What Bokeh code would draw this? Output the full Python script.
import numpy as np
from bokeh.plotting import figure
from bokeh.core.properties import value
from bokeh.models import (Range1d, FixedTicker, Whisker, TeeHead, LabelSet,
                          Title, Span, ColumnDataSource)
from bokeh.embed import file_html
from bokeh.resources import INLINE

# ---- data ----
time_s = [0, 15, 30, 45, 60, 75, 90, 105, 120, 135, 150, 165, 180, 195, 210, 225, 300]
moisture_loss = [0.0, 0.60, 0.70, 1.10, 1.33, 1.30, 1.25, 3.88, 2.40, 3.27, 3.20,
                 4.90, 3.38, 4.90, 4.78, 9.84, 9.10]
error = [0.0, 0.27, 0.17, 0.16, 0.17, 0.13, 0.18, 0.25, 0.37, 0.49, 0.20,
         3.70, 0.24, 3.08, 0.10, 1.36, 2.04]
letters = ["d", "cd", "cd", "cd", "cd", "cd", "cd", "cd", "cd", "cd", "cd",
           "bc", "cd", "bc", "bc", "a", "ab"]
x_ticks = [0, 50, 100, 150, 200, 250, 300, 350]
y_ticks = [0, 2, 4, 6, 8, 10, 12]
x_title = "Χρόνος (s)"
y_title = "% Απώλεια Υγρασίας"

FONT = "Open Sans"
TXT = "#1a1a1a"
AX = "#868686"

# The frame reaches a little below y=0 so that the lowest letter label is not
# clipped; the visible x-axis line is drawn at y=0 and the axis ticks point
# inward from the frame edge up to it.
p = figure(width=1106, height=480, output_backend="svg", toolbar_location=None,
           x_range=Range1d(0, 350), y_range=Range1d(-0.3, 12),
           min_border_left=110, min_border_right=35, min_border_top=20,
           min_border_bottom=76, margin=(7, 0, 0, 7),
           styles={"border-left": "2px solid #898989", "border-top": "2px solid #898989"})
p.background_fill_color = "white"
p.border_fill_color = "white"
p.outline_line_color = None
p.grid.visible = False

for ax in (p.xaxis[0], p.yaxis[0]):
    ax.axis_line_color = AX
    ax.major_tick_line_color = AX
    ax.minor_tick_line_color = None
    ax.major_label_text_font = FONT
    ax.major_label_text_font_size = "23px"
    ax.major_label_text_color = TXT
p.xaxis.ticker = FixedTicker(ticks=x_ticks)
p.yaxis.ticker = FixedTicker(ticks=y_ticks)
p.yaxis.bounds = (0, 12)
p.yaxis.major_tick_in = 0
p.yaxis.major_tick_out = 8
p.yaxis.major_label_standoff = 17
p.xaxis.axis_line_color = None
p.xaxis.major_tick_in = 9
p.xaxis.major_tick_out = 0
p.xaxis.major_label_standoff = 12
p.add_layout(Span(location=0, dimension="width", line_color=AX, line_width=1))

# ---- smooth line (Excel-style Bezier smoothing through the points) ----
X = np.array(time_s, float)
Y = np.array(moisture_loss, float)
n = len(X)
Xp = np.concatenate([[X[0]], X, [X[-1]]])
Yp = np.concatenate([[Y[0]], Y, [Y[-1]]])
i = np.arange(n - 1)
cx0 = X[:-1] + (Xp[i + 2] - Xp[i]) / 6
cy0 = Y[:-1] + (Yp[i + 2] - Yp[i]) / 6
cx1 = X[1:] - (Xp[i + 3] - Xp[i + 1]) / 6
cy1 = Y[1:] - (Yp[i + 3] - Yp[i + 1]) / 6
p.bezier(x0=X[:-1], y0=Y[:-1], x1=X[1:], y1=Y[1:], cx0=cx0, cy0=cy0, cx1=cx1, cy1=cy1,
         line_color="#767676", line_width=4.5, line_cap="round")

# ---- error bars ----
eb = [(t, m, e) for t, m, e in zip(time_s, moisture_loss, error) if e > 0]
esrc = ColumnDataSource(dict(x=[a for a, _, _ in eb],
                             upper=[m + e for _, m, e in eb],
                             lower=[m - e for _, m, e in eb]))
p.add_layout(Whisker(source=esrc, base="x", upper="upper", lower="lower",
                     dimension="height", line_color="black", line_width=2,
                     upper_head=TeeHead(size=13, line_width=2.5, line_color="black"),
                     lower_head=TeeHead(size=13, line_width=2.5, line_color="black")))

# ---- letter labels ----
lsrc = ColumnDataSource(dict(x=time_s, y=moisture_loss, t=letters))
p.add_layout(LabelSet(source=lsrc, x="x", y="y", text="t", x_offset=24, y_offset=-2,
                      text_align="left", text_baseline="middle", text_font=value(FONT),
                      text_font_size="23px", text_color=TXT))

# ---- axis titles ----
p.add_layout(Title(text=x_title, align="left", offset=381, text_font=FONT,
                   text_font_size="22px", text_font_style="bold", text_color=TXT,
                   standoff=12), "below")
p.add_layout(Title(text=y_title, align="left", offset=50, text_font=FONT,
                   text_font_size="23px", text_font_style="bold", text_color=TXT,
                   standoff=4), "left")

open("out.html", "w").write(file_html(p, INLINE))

**REQUIRED TASK**
Retype all of the material, keeping each line exact.

**CORRECT RESULT**
What Bokeh code would draw this? Output the full Python script.
import numpy as np
from bokeh.plotting import figure
from bokeh.core.properties import value
from bokeh.models import (Range1d, FixedTicker, Whisker, TeeHead, LabelSet,
                          Title, Span, ColumnDataSource)
from bokeh.embed import file_html
from bokeh.resources import INLINE

# ---- data ----
time_s = [0, 15, 30, 45, 60, 75, 90, 105, 120, 135, 150, 165, 180, 195, 210, 225, 300]
moisture_loss = [0.0, 0.60, 0.70, 1.10, 1.33, 1.30, 1.25, 3.88, 2.40, 3.27, 3.20,
                 4.90, 3.38, 4.90, 4.78, 9.84, 9.10]
error = [0.0, 0.27, 0.17, 0.16, 0.17, 0.13, 0.18, 0.25, 0.37, 0.49, 0.20,
         3.70, 0.24, 3.08, 0.10, 1.36, 2.04]
letters = ["d", "cd", "cd", "cd", "cd", "cd", "cd", "cd", "cd", "cd", "cd",
           "bc", "cd", "bc", "bc", "a", "ab"]
x_ticks = [0, 50, 100, 150, 200, 250, 300, 350]
y_ticks = [0, 2, 4, 6, 8, 10, 12]
x_title = "Χρόνος (s)"
y_title = "% Απώλεια Υγρασίας"

FONT = "Open Sans"
TXT = "#1a1a1a"
AX = "#868686"

# The frame reaches a little below y=0 so that the lowest letter label is not
# clipped; the visible x-axis line is drawn at y=0 and the axis ticks point
# inward from the frame edge up to it.
p = figure(width=1106, height=480, output_backend="svg", toolbar_location=None,
           x_range=Range1d(0, 350), y_range=Range1d(-0.3, 12),
           min_border_left=110, min_border_right=35, min_border_top=20,
           min_border_bottom=76, margin=(7, 0, 0, 7),
           styles={"border-left": "2px solid #898989", "border-top": "2px solid #898989"})
p.background_fill_color = "white"
p.border_fill_color = "white"
p.outline_line_color = None
p.grid.visible = False

for ax in (p.xaxis[0], p.yaxis[0]):
    ax.axis_line_color = AX
    ax.major_tick_line_color = AX
    ax.minor_tick_line_color = None
    ax.major_label_text_font = FONT
    ax.major_label_text_font_size = "23px"
    ax.major_label_text_color = TXT
p.xaxis.ticker = FixedTicker(ticks=x_ticks)
p.yaxis.ticker = FixedTicker(ticks=y_ticks)
p.yaxis.bounds = (0, 12)
p.yaxis.major_tick_in = 0
p.yaxis.major_tick_out = 8
p.yaxis.major_label_standoff = 17
p.xaxis.axis_line_color = None
p.xaxis.major_tick_in = 9
p.xaxis.major_tick_out = 0
p.xaxis.major_label_standoff = 12
p.add_layout(Span(location=0, dimension="width", line_color=AX, line_width=1))

# ---- smooth line (Excel-style Bezier smoothing through the points) ----
X = np.array(time_s, float)
Y = np.array(moisture_loss, float)
n = len(X)
Xp = np.concatenate([[X[0]], X, [X[-1]]])
Yp = np.concatenate([[Y[0]], Y, [Y[-1]]])
i = np.arange(n - 1)
cx0 = X[:-1] + (Xp[i + 2] - Xp[i]) / 6
cy0 = Y[:-1] + (Yp[i + 2] - Yp[i]) / 6
cx1 = X[1:] - (Xp[i + 3] - Xp[i + 1]) / 6
cy1 = Y[1:] - (Yp[i + 3] - Yp[i + 1]) / 6
p.bezier(x0=X[:-1], y0=Y[:-1], x1=X[1:], y1=Y[1:], cx0=cx0, cy0=cy0, cx1=cx1, cy1=cy1,
         line_color="#767676", line_width=4.5, line_cap="round")

# ---- error bars ----
eb = [(t, m, e) for t, m, e in zip(time_s, moisture_loss, error) if e > 0]
esrc = ColumnDataSource(dict(x=[a for a, _, _ in eb],
                             upper=[m + e for _, m, e in eb],
                             lower=[m - e for _, m, e in eb]))
p.add_layout(Whisker(source=esrc, base="x", upper="upper", lower="lower",
                     dimension="height", line_color="black", line_width=2,
                     upper_head=TeeHead(size=13, line_width=2.5, line_color="black"),
                     lower_head=TeeHead(size=13, line_width=2.5, line_color="black")))

# ---- letter labels ----
lsrc = ColumnDataSource(dict(x=time_s, y=moisture_loss, t=letters))
p.add_layout(LabelSet(source=lsrc, x="x", y="y", text="t", x_offset=24, y_offset=-2,
                      text_align="left", text_baseline="middle", text_font=value(FONT),
                      text_font_size="23px", text_color=TXT))

# ---- axis titles ----
p.add_layout(Title(text=x_title, align="left", offset=381, text_font=FONT,
                   text_font_size="22px", text_font_style="bold", text_color=TXT,
                   standoff=12), "below")
p.add_layout(Title(text=y_title, align="left", offset=50, text_font=FONT,
                   text_font_size="23px", text_font_style="bold", text_color=TXT,
                   standoff=4), "left")

open("out.html", "w").write(file_html(p, INLINE))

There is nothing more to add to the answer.